Looks like it’s really happening this time!

“Gary Doberman wrote the most recent draft working with [director] Andy Muschietti, so it’s being envisioned as two movies,” producer Roy Lee recently said of the project. “It is very close to the source material in one way but very different if you look at it as a literary piece of work. We’re taking it and making the movie from the point of view of the kids, and then making another movie from the point of view of the adults that could potentially then be cut together like the novel. But it’s gonna be a really fun way of making this movie.

Book Synopsis:
It began for the Losers on a day in June of 1958, the day school let out for the summer. That was the day Henry Bowers carved the first letter of his name on Ben Hanscom’s belly and chased him into the Barrens, the day Henry and his Neanderthal friends beat up on Stuttering Bill Denbrough and Eddie Kaspbrak, the day Stuttering Bill had to save Eddie from his worst asthma attack ever by riding his bike to beat the devil.

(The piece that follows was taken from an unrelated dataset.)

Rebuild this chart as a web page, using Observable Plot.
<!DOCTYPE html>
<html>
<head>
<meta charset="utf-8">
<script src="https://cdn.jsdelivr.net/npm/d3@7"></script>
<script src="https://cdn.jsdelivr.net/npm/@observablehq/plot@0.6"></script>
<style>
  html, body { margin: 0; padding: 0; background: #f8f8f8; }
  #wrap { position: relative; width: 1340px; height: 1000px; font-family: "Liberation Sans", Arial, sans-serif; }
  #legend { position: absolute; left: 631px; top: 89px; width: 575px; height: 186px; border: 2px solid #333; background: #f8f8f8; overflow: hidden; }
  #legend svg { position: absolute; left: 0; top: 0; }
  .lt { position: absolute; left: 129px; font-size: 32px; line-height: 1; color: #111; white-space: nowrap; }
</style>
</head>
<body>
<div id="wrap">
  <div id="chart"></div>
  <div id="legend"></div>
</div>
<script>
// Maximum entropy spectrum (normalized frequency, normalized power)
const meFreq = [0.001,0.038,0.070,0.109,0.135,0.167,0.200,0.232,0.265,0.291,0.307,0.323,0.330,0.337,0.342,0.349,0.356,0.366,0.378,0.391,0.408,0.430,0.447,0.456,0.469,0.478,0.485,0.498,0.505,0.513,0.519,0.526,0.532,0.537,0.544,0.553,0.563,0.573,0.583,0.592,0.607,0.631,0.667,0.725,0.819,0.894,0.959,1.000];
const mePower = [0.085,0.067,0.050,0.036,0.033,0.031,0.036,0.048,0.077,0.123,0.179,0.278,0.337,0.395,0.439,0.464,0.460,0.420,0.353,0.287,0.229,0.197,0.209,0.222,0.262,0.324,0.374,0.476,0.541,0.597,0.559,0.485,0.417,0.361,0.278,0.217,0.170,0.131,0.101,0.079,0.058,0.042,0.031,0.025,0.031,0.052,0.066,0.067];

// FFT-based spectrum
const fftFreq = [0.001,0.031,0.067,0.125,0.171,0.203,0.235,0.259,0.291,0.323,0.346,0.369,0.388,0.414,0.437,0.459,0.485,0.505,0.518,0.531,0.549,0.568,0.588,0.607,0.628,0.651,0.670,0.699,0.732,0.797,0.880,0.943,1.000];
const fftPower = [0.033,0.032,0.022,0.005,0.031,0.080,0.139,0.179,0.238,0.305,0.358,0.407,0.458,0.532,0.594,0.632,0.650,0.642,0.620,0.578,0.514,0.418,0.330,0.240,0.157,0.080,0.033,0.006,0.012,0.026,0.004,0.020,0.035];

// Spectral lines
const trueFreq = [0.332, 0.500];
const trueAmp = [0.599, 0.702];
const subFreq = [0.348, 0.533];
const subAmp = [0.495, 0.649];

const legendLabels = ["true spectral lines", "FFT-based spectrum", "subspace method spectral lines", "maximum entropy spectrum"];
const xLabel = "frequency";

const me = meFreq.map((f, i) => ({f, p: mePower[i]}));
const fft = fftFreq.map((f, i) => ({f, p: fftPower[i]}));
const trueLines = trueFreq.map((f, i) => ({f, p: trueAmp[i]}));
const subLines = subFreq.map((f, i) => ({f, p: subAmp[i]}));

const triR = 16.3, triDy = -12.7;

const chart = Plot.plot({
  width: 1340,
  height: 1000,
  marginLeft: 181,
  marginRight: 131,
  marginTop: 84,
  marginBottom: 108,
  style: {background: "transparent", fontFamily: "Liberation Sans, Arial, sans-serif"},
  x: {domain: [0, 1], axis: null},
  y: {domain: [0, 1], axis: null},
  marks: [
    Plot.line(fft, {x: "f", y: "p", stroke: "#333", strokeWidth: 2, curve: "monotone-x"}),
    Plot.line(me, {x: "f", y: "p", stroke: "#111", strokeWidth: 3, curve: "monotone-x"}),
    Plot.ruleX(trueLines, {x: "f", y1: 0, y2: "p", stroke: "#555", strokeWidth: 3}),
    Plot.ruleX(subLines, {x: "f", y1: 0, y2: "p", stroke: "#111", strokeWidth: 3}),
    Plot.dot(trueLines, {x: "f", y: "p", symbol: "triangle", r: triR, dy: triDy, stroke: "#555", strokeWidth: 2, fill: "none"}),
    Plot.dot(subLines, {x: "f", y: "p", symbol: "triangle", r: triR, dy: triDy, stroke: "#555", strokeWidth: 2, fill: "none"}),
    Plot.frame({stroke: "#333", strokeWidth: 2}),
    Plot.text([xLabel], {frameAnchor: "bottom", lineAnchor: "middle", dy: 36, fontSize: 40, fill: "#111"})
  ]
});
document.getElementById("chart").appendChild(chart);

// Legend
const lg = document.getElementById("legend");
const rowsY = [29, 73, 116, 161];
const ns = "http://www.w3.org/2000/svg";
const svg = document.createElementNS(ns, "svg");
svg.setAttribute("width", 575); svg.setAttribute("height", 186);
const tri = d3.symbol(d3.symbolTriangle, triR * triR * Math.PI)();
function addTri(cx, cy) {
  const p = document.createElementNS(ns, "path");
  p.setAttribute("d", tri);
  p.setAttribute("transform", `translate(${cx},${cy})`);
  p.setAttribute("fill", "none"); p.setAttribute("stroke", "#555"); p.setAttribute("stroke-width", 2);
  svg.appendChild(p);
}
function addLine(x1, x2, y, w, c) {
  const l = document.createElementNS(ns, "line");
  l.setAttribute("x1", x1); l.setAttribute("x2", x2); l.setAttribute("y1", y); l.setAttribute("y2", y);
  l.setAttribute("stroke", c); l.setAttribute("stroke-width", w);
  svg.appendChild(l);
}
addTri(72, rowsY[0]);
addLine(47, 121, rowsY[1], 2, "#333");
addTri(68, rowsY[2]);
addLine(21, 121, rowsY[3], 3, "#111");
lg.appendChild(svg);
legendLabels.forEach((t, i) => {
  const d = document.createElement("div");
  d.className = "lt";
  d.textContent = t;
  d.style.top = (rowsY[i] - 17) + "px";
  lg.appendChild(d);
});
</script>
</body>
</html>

It ended in August, with seven desperate children in search of a creature of unspeakable evil in the drains beneath Derry. In search of It. And somehow it ended.

Or so they thought. Then.

On a spring night in 1985, Mike Hanlon, once one of those children, makes six calls. Stan Uris, accountant. Richie “Records” Tozier, L.A. disc jockey. Ben Hanscom, renowned architect. Beverly Rogan, dress designer. Eddie Kaspbrak, owner of a successful New York limousine company. And Bill Denbrough, bestselling writer of horror novels. Bill Denbrough, who now only stutters in his dreams.

These six men and one woman have forgotten their childhoods, have forgotten the time when they were Losers… but an unremembered promise draws them back, the present begins to rhyme dreadfully with the past, and when the Losers reunite, the wheels of fate lock together and roll them toward the ultimate terror.